Диксон повернулся к Женевьеве Фолкнер:
– Я не знаю, Женевьева, на что он намекает, – спокойно сказал он. – Видимо, это последняя его версия, с помощью которой он надеется вызволить свою клиентку. Но тем не менее я решил, что вам следует знать это.
– Судя по всему, он просто сошел с ума, – констатировала Женевьева Фолкнер.
– Давайте вернемся назад и рассмотрим факты, – снова начал Мейсон. – Фолкнер очень хотел посетить банкет, на котором собирались любители золотых рыбок и где он должен был встретиться с нужными ему людьми.
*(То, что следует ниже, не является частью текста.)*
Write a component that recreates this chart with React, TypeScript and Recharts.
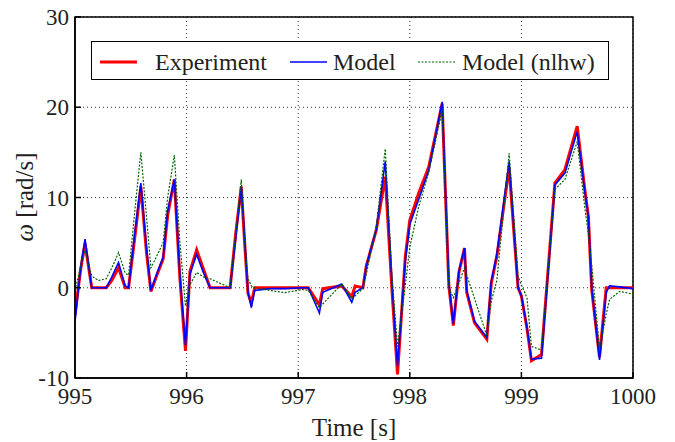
import React from 'react';
import { LineChart, Line, XAxis, YAxis, CartesianGrid, ReferenceArea, Legend, Label } from 'recharts';

const times = [
  995.00, 995.05, 995.09, 995.15, 995.21, 995.28, 995.33, 995.39, 995.45, 995.48,
  995.54, 995.59, 995.64, 995.68, 995.74, 995.79, 995.83, 995.89, 995.94, 995.99,
  996.03, 996.09, 996.15, 996.21, 996.39, 996.44, 996.49, 996.52, 996.55, 996.58,
  996.61, 996.75, 996.88, 997.04, 997.09, 997.19, 997.22, 997.39, 997.48, 997.51,
  997.58, 997.61, 997.70, 997.78, 997.84, 997.89, 997.96, 998.00, 998.08, 998.17,
  998.29, 998.35, 998.39, 998.44, 998.49, 998.51, 998.58, 998.69, 998.73, 998.78,
  998.89, 998.97, 999.00, 999.05, 999.09, 999.18, 999.30, 999.39, 999.50, 999.57,
  999.60, 999.63, 999.70, 999.76, 999.79, 999.88, 1000.00,
];

const experiment = [
  -3.0, 2.0, 4.9, 0, 0, 0, 0.8, 2.2, 0, 0,
  6.0, 11.2, 4.0, -0.4, 1.6, 3.2, 8.0, 12.0, 1.0, -7.0,
  1.8, 4.2, 2.1, 0, 0, 6.0, 11.2, 5.0, -0.6, -1.7,
  0, 0, 0, 0, 0, -1.9, -0.1, 0.2, -1.0, 0.2,
  0, 2.4, 6.4, 12.3, -0.2, -9.6, 3.5, 7.5, 10.5, 13.4,
  20.4, 0.2, -4.2, 1.7, 4.4, -0.5, -3.9, -5.7, 0.5, 3.5,
  13.3, 0, -0.9, -4.5, -8.1, -7.4, 11.6, 13.1, 17.9, 10.7,
  7.9, -0.2, -7.7, 0, 0, 0, 0,
];

const model = [
  -3.8, 2.2, 5.4, 0, 0, 0, 1.2, 2.8, 0.2, 0,
  6.5, 11.6, 4.5, -0.3, 1.8, 3.4, 8.5, 12.0, 1.5, -6.4,
  1.5, 3.7, 1.7, 0, 0, 5.5, 11.2, 5.5, -0.5, -2.2,
  -0.3, -0.1, -0.1, 0, 0, -2.8, -0.5, 0.4, -1.6, -0.5,
  0, 2.4, 6.5, 14.0, 0.5, -8.7, 3.0, 7.0, 9.8, 13.0,
  20.6, 0.5, -4.0, 1.8, 4.4, -0.3, -3.7, -5.5, 0.7, 3.7,
  14.0, 0, -0.9, -4.4, -7.9, -7.8, 11.4, 12.7, 17.3, 10.5,
  7.9, 0, -8.0, -0.5, 0.2, 0.1, -0.1,
];

const modelNlhw = [
  -0.3, 2.3, 4.2, 1.3, 0.8, 1.0, 2.2, 3.9, 1.6, 1.4,
  9.0, 15.0, 8.0, 2.2, 3.7, 5.0, 10.0, 14.7, 5.0, -2.0,
  0.3, 1.7, 1.2, 1.0, 0, 6.0, 12.0, 5.0, 1.0, 0.2,
  0, -0.3, -0.55, -0.2, -0.3, -2.2, -1.8, 0.4, -1.2, -0.9,
  -0.1, 1.5, 6.8, 15.4, 1.3, -6.5, 0.3, 4.5, 9.0, 12.8,
  19.7, 0, -1.1, 0.5, 2.2, 1.4, -1.2, -5.3, -1.5, 0.8,
  14.9, 1.3, 0.3, -1.1, -6.5, -6.9, 10.9, 12.0, 16.2, 8.7,
  6.0, 2.5, -6.8, -2.9, -1.3, -0.4, -0.7,
];

const xTicks = [995, 996, 997, 998, 999, 1000];
const yTicks = [-10, 0, 10, 20, 30];

const seriesNames = ['Experiment', 'Model', 'Model (nlhw)'];

const data = times.map((t, i) => ({
  t,
  experiment: experiment[i],
  model: model[i],
  nlhw: modelNlhw[i],
}));

const FONT = '"Liberation Serif", "Times New Roman", Times, serif';
const TEXT = '#231f20';

function XTick(props: any) {
  const { x, y, payload } = props;
  return (
    <text x={x} y={y + 16} textAnchor="middle" fontFamily={FONT} fontSize={23} fill={TEXT}>
      {payload.value}
    </text>
  );
}

function YTick(props: any) {
  const { x, y, payload } = props;
  return (
    <text x={x} y={y + 8} textAnchor="end" fontFamily={FONT} fontSize={23} fill={TEXT}>
      {payload.value}
    </text>
  );
}

function LegendBox() {
  return (
    <svg width={518} height={39} style={{ display: 'block' }}>
      <rect x={0.5} y={0.5} width={517} height={38} fill="#fff" stroke="#000" strokeWidth={1} />
      <line x1={9} x2={46} y1={21} y2={21} stroke="#ff0000" strokeWidth={3} />
      <text x={64} y={29} fontFamily={FONT} fontSize={24} fill={TEXT}>{seriesNames[0]}</text>
      <line x1={199} x2={236} y1={21} y2={21} stroke="#0000ff" strokeWidth={1.6} />
      <text x={242} y={29} fontFamily={FONT} fontSize={24} fill={TEXT}>{seriesNames[1]}</text>
      <line x1={327} x2={364} y1={21} y2={21} stroke="#006400" strokeWidth={1.2} strokeDasharray="2 1.5" />
      <text x={371} y={29} fontFamily={FONT} fontSize={24} fill={TEXT}>{seriesNames[2]}</text>
    </svg>
  );
}

export default function App() {
  return (
    <div style={{ width: 675, height: 442, position: 'relative', background: '#fff', fontFamily: FONT }}>
      <style>{`body{margin:0;background:#fff}`}</style>
      <LineChart
        width={675}
        height={442}
        data={data}
        margin={{ top: 17, right: 42, left: 0, bottom: 0 }}
        style={{ fontFamily: FONT }}
      >
        <CartesianGrid stroke="#333" strokeDasharray="1 3" strokeWidth={1} />
        <XAxis
          dataKey="t"
          type="number"
          domain={[995, 1000]}
          ticks={xTicks}
          allowDataOverflow
          height={64}
          tickSize={-6}
          tickMargin={16}
          axisLine={{ stroke: '#000', strokeWidth: 1.5 }}
          tickLine={{ stroke: '#000', strokeWidth: 1.5 }}
          tick={<XTick />}
        >
          <Label
            content={() => (
              <text x={354} y={436} textAnchor="middle" fontFamily={FONT} fontSize={25} fill={TEXT}>
                Time [s]
              </text>
            )}
          />
        </XAxis>
        <YAxis
          type="number"
          domain={[-10, 30]}
          ticks={yTicks}
          allowDataOverflow
          width={75}
          tickSize={-6}
          tickMargin={12}
          axisLine={{ stroke: '#000', strokeWidth: 1.5 }}
          tickLine={{ stroke: '#000', strokeWidth: 1.5 }}
          tick={<YTick />}
        >
          <Label
            content={() => (
              <text
                x={33}
                y={197}
                transform="rotate(-90 33 197)"
                textAnchor="middle"
                fontFamily={FONT}
                fontSize={25}
                fill={TEXT}
              >
                <tspan fontStyle="italic">ω</tspan>
                <tspan> [rad/s]</tspan>
              </text>
            )}
          />
        </YAxis>
        <ReferenceArea x1={995} x2={1000} y1={-10} y2={30} fill="none" stroke="#000" strokeWidth={1.5} />
        <Line
          type="linear"
          dataKey="experiment"
          name={seriesNames[0]}
          stroke="#ff0000"
          strokeWidth={3}
          dot={false}
          isAnimationActive={false}
        />
        <Line
          type="linear"
          dataKey="model"
          name={seriesNames[1]}
          stroke="#0000ff"
          strokeWidth={1.6}
          dot={false}
          isAnimationActive={false}
        />
        <Line
          type="linear"
          dataKey="nlhw"
          name={seriesNames[2]}
          stroke="#006400"
          strokeWidth={1.2}
          strokeDasharray="2 1.5"
          dot={false}
          isAnimationActive={false}
        />
        <Legend
          layout="horizontal"
          verticalAlign="middle"
          align="center"
          wrapperStyle={{ position: 'absolute', left: 91, top: 41, width: 518, height: 39 }}
          content={() => <LegendBox />}
        />
      </LineChart>
    </div>
  );
}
Причем он так спешил, что не пожелал переговорить по делу с Салли Медисон. Он просто-напросто выгнал ее за порог. Затем он напустил воду в ванну, собираясь вымыться. К тому времени он уже побрился, но его лицо еще было в мыльной пене. Есть все основания предполагать, что после того, как он прогнал Салли, он умылся. Но затем, перед тем как он вымыл бритву и разделся, чтобы залезть в ванну, раздался телефонный звонок. Этот звонок представлял очень большой интерес для Харрингтона Фолкнера. Именно он заставил его забыть о ванне, одеться и поспешить из дома, чтобы встретить человека, звонившего ему. И этим человеком был кто-то из вас или вы оба. Фолкнер отдал вам двадцать пять тысяч долларов и вернулся в дом. Теперь было уже поздно думать о банкете. Вода, которую он напустил в ванну, чтобы вымыться, уже остыла. У Харрингтона Фолкнера была назначена еще одна встреча, которую он не мог пропустить. Но до этой встречи оставался еще час времени, и он решил заняться больной рыбкой и отделить ее от здоровых. Лечение он производил в слабом растворе перекиси водорода. И вот Фолкнер снова разделся, отправился на кухню, взял там каменный сосуд, приготовил требуемый раствор, а потом выпустил рыбку в ванну, в которую уже набрал свежей воды. В этот момент Фолкнер вспомнил, что должен еще тысячу долларов Тому Гридли. Поскольку денег в банке у него почти не оставалось, он решил заполнить корешок, вернулся в ванную, чтобы взять оттуда журналы и подложить под чековую книжку, а заодно посмотреть, как себя чувствует рыбка в ванне. В этот момент он был убит.
Диксон зевнул и прикрыл рот рукой.
– Боюсь, мистер Мейсон, что вы что-то напутали в вашей версии.
– Не думаю, – ответил тот. – Но это неважно. Полиция будет расспрашивать Женевьеву Фолкнер не в связи с моей версией, а в связи с оставшимися двадцатью тремя тысячами долларов, которые передал ей Фолкнер, и тем самым прояснит ситуацию. В случае необходимости она произведет обыск и найдет эти деньги.